En effet, qu’entend-on par nécessité ? Et qu’entend-on par État ? D’abord, qu’est-ce que c’est que ça, un État ?

Cette question est donc tout un problème. Pour le résoudre, on commencera par définir l’État, puis on cherchera à voir si les humains ont besoin d’un État (et pourquoi). Enfin, on cherchera avec Pierre Clastres à savoir s’il existe des sociétés « sans » État, on si elles sont plutôt des sociétés « contre » l’État. 

Prêt·e pour ce cheminement vers une meilleure compréhension de l’État et des implications de ce modèle politique ? 

L'État

L’État est une personne morale qui représente un peuple sur un territoire fermé par des frontières, et sur lequel elle possède et exerce un pouvoir illimité (sauf par d’éventuels traités internationaux ou sa propre législation, à laquelle elle se soumet).

L’État est donc souverain et a quatre fonctions régaliennes :

  • Assurer la sécurité extérieure par la diplomatie et la défense du territoire ;
  • Assurer la sécurité intérieure et le maintien de l’ordre public avec, notamment, des forces de police ;
  • Définir le droit et rendre la justice ;
  • Définir la souveraineté économique et financière, notamment en émettant de la monnaie.

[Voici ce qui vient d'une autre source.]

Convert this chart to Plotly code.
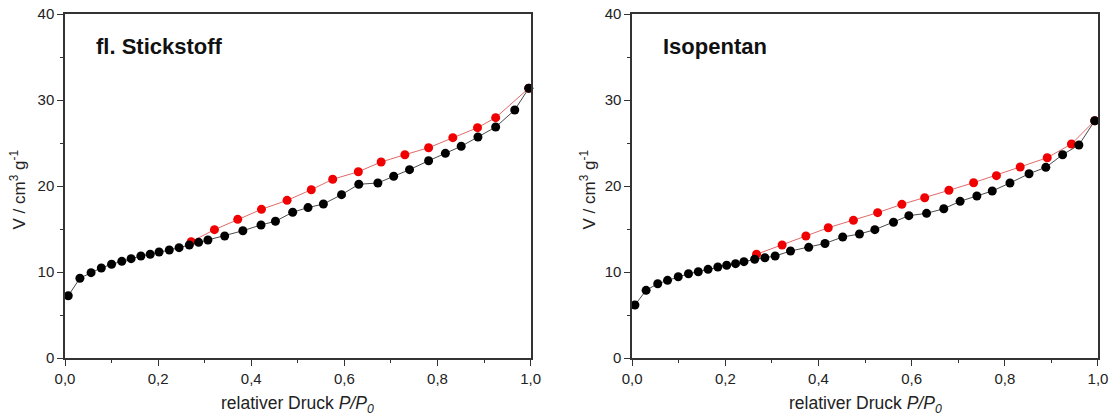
import plotly.graph_objects as go

# ---- Panel 1: fl. Stickstoff ----
n2_ads_x = [0.007, 0.032, 0.056, 0.078, 0.100, 0.122, 0.142, 0.163, 0.183, 0.202,
            0.224, 0.245, 0.267, 0.287, 0.307, 0.343, 0.382, 0.421, 0.452, 0.489,
            0.522, 0.555, 0.594, 0.631, 0.672, 0.706, 0.740, 0.781, 0.817, 0.851,
            0.887, 0.925, 0.966, 0.996]
n2_ads_y = [7.24, 9.27, 9.92, 10.47, 10.90, 11.24, 11.55, 11.86, 12.06, 12.33,
            12.56, 12.83, 13.14, 13.45, 13.72, 14.19, 14.80, 15.47, 15.90, 16.95,
            17.49, 17.91, 18.99, 20.20, 20.35, 21.13, 21.90, 22.94, 23.80, 24.62,
            25.70, 26.86, 28.84, 31.36]
n2_des_x = [0.996, 0.925, 0.886, 0.833, 0.781, 0.730, 0.679, 0.630, 0.575, 0.529,
            0.477, 0.422, 0.371, 0.321, 0.271]
n2_des_y = [31.36, 27.95, 26.78, 25.62, 24.45, 23.64, 22.79, 21.66, 20.78, 19.57,
            18.33, 17.29, 16.12, 14.92, 13.53]

# ---- Panel 2: Isopentan ----
ip_ads_x = [0.006, 0.030, 0.055, 0.076, 0.099, 0.121, 0.142, 0.163, 0.184, 0.203,
            0.222, 0.240, 0.263, 0.285, 0.307, 0.340, 0.379, 0.414, 0.452, 0.488,
            0.521, 0.561, 0.594, 0.632, 0.669, 0.704, 0.740, 0.773, 0.811, 0.852,
            0.888, 0.924, 0.959, 0.993]
ip_ads_y = [6.16, 7.87, 8.64, 9.03, 9.45, 9.80, 10.03, 10.31, 10.58, 10.78,
            10.97, 11.20, 11.48, 11.66, 11.86, 12.44, 12.87, 13.32, 14.07, 14.42,
            14.92, 15.78, 16.55, 16.82, 17.36, 18.22, 18.84, 19.42, 20.35, 21.43,
            22.17, 23.64, 24.77, 27.59]
ip_des_x = [0.993, 0.943, 0.891, 0.833, 0.782, 0.733, 0.680, 0.628, 0.579, 0.527,
            0.475, 0.421, 0.373, 0.322, 0.267]
ip_des_y = [27.59, 24.88, 23.29, 22.21, 21.20, 20.38, 19.50, 18.64, 17.87, 16.90,
            16.01, 15.15, 14.19, 13.14, 12.06]

panel_titles = ["fl. Stickstoff", "Isopentan"]
x_ticks = [0, 0.2, 0.4, 0.6, 0.8, 1.0]
y_ticks = [0, 10, 20, 30, 40]

FONT = "Liberation Sans, Arial, sans-serif"
AX = "#333333"
BLACK_LINE = "#4a4a4a"
RED_LINE = "#e06a6a"
RED = "#f00000"

fig = go.Figure()

panels = [
    (n2_ads_x, n2_ads_y, n2_des_x, n2_des_y, "x", "y"),
    (ip_ads_x, ip_ads_y, ip_des_x, ip_des_y, "x2", "y2"),
]
for ax_x, ax_y, de_x, de_y, xa, ya in panels:
    fig.add_trace(go.Scatter(x=de_x, y=de_y, mode="lines+markers", xaxis=xa, yaxis=ya,
                             line=dict(color=RED_LINE, width=1),
                             marker=dict(color=RED, size=9, line=dict(width=0)),
                             cliponaxis=False, showlegend=False))
    fig.add_trace(go.Scatter(x=ax_x, y=ax_y, mode="lines+markers", xaxis=xa, yaxis=ya,
                             line=dict(color=BLACK_LINE, width=1),
                             marker=dict(color="#000000", size=9, line=dict(width=0)),
                             cliponaxis=False, showlegend=False))

def xax(domain, anchor):
    return dict(domain=domain, anchor=anchor, range=[0, 1], tickvals=x_ticks,
                tickformat=".1f", ticks="outside", ticklen=6, tickwidth=1.3,
                tickcolor=AX, showline=True, linecolor=AX, linewidth=1.5,
                mirror=True, showgrid=False, zeroline=False, automargin=False,
                tickfont=dict(family=FONT, size=15, color="#222222"),
                minor=dict(ticks="outside", ticklen=3, tickwidth=1.2, tickcolor=AX,
                           dtick=0.1, showgrid=False))

def yax(anchor):
    return dict(anchor=anchor, domain=[0, 1], range=[0, 40], tickvals=y_ticks,
                ticks="outside", ticklen=6, tickwidth=1.3, tickcolor=AX,
                showline=True, linecolor=AX, linewidth=1.5, mirror=True,
                showgrid=False, zeroline=False, automargin=False,
                tickfont=dict(family=FONT, size=15, color="#222222"),
                minor=dict(ticks="outside", ticklen=3, tickwidth=1.2, tickcolor=AX,
                           dtick=5, showgrid=False))

d1 = [0.0, 0.4507]
d2 = [0.549, 1.0]

fig.update_layout(
    width=1114, height=416,
    margin=dict(l=65, r=16, t=14, b=58),
    plot_bgcolor="white", paper_bgcolor="white",
    separators=",.",
    xaxis=xax(d1, "y"), yaxis=yax("x"),
    xaxis2=xax(d2, "y2"), yaxis2=yax("x2"),
)

ann = []
for i, (xa, ya, dom) in enumerate([("x", "y", d1), ("x2", "y2", d2)]):
    ann.append(dict(x=0.063, y=36.2, xref=xa, yref=ya, text="<b>" + panel_titles[i] + "</b>",
                    showarrow=False, xanchor="left", yanchor="middle",
                    font=dict(family=FONT, size=22, color="#111111")))
    ann.append(dict(x=(dom[0] + dom[1]) / 2, y=-0.134, xref="paper", yref="paper",
                    text="relativer Druck <i>P/P</i><sub><i>0</i></sub>",
                    showarrow=False, xanchor="center", yanchor="middle",
                    font=dict(family=FONT, size=17.5, color="#222222")))
fig.add_annotation(x=-0.0455, y=0.49, xref="paper", yref="paper", textangle=-90,
                   text="V / cm<sup>3</sup> g<sup>-1</sup>", showarrow=False,
                   xanchor="center", yanchor="middle",
                   font=dict(family=FONT, size=17, color="#222222"))
fig.add_annotation(x=(588 - 65) / 1033.0, y=0.49, xref="paper", yref="paper", textangle=-90,
                   text="V / cm<sup>3</sup> g<sup>-1</sup>", showarrow=False,
                   xanchor="center", yanchor="middle",
                   font=dict(family=FONT, size=17, color="#222222"))
for a in ann:
    fig.add_annotation(**a)

fig.write_html("out.html", config={"displayModeBar": False},
               post_script="document.body.style.margin='0';document.body.style.overflow='hidden';")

Alors, pensez-vous qu’il est impossible pour les humains de vivre sans État ? Que l’État est non seulement utile mais même nécessaire

Existe-t-il des sociétés "sans" État ?

Lorsque les européens explorateurs des XVIè-XIXè siècles rencontraient des peuples qui leur étaient jusque là inconnus, ils cherchaient chez eux la réplique de ce qu’eux-mêmes connaissaient, c’est à dire un État hiérarchisé.

« Dès lors que les Blancs eurent constaté qu’il n’existait aucune forme de pouvoir au sein des sociétés indiennes, ou que, s’ils découvraient des chefs, ceux-ci ne commandaient pas, ils en déduisirent, persuadés qu’une société devait invariablement s’établir sur un modèle comprenant des dominants et des dominés, que les Indiens étaient incapables de se gouverner. Convaincus que le modèle de société le plus évolué ne pouvait résider que dans l’établissement de l’État, ils se servirent de ce prétexte pour définir ces peuples de sauvages et les placèrent sous tutelle durant le demi-siècle qui suivit la création des États-Unis. Les Indiens, comme toutes les sociétés que nous appel[i]ons primitives, des Inuits aux Pygmées en passant par les Piaroas du Venezuela, ont pour point commun d’être des sociétés sans État. […] ce n’est pas une immaturité qui les empêcherait de se structurer en État, mais au contraire un refus délibéré de l’État qui repose sur l’assurance qu’une vie communautaire et exempte d’autorité demeure un idéal de société. C’est par ailleurs ce que de grands penseurs historiques, du taoïsme au bouddhisme en passant par les Cyniques, les Stoïciens ou les Hussites, ont très largement théorisé depuis la nuit des temps. »1

  1. David Vandermeulen, Avant-Propos, in Véronique Bergen et Winshluss, L’Anarchie, Bruxelles, Le Lombard, coll. La Petite Bédéthèque des Savoirs, 2019, pp. 9-10. []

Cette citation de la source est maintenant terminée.